● **EXERCISE**: Count the lines below that contain the word "matplotlib" and give only that number.

● **COLLECTED DATA**:
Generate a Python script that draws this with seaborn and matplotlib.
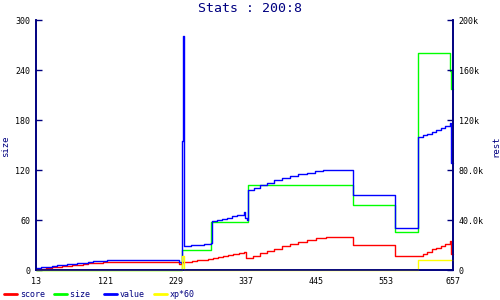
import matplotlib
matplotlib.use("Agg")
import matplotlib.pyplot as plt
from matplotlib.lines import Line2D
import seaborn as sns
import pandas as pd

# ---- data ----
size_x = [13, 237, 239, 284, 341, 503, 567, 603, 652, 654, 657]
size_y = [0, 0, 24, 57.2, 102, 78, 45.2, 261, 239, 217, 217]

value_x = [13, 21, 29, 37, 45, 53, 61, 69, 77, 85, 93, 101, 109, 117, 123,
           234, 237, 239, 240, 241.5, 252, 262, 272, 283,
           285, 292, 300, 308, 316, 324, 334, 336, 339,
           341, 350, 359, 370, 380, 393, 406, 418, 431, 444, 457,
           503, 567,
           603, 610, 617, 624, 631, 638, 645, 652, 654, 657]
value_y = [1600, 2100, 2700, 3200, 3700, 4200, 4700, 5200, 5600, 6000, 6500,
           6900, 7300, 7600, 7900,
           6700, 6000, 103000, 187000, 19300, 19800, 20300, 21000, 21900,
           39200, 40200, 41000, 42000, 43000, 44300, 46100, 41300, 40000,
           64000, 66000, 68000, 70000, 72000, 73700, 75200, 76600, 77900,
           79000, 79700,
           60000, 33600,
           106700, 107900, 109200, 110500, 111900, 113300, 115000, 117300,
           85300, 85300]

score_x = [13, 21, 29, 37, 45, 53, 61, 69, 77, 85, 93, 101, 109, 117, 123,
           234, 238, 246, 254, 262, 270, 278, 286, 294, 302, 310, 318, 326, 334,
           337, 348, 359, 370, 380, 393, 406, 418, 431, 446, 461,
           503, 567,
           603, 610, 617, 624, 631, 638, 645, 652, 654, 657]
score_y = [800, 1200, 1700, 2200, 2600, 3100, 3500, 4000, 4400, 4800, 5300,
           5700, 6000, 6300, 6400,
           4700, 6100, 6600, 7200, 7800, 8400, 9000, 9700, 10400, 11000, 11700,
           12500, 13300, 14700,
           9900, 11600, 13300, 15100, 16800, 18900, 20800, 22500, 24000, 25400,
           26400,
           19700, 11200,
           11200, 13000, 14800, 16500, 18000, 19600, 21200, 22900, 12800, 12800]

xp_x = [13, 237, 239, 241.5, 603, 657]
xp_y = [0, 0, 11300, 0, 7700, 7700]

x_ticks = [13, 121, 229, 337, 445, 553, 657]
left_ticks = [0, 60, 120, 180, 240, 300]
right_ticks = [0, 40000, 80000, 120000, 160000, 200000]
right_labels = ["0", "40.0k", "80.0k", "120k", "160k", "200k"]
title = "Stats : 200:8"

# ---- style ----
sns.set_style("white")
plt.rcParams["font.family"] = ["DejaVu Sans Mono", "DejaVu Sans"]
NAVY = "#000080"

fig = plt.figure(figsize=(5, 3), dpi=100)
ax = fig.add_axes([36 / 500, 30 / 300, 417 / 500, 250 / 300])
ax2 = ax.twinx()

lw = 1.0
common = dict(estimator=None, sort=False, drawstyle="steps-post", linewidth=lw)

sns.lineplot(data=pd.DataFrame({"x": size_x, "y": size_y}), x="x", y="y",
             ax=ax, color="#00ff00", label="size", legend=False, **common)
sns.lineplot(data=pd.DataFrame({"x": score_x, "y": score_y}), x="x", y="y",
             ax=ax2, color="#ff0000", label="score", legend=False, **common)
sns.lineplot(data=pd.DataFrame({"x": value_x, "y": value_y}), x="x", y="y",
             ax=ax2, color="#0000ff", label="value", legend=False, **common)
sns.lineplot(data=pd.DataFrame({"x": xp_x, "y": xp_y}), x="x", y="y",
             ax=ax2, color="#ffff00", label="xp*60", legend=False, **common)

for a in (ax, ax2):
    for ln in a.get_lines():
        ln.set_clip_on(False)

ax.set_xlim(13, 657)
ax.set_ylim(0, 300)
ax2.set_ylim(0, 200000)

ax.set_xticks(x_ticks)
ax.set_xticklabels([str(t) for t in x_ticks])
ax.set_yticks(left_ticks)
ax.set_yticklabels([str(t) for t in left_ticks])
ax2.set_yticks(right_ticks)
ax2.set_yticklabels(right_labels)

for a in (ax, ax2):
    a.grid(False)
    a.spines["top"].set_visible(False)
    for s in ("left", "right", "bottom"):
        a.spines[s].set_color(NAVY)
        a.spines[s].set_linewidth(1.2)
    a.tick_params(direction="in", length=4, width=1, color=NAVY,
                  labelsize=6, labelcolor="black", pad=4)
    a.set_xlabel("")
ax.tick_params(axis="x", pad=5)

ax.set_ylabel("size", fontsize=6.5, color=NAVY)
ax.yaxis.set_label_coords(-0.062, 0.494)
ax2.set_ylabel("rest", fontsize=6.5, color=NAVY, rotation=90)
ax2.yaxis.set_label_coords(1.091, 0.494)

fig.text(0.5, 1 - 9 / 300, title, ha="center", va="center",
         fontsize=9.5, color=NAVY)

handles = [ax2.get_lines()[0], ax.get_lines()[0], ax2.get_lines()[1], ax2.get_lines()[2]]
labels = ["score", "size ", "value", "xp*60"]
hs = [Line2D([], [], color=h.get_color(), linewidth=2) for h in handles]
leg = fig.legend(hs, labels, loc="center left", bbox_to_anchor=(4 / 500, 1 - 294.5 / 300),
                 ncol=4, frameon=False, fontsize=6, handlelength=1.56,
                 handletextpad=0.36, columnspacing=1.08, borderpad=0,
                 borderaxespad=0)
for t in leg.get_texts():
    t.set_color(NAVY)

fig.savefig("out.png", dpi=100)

● **EXERCISE RESULT**: 5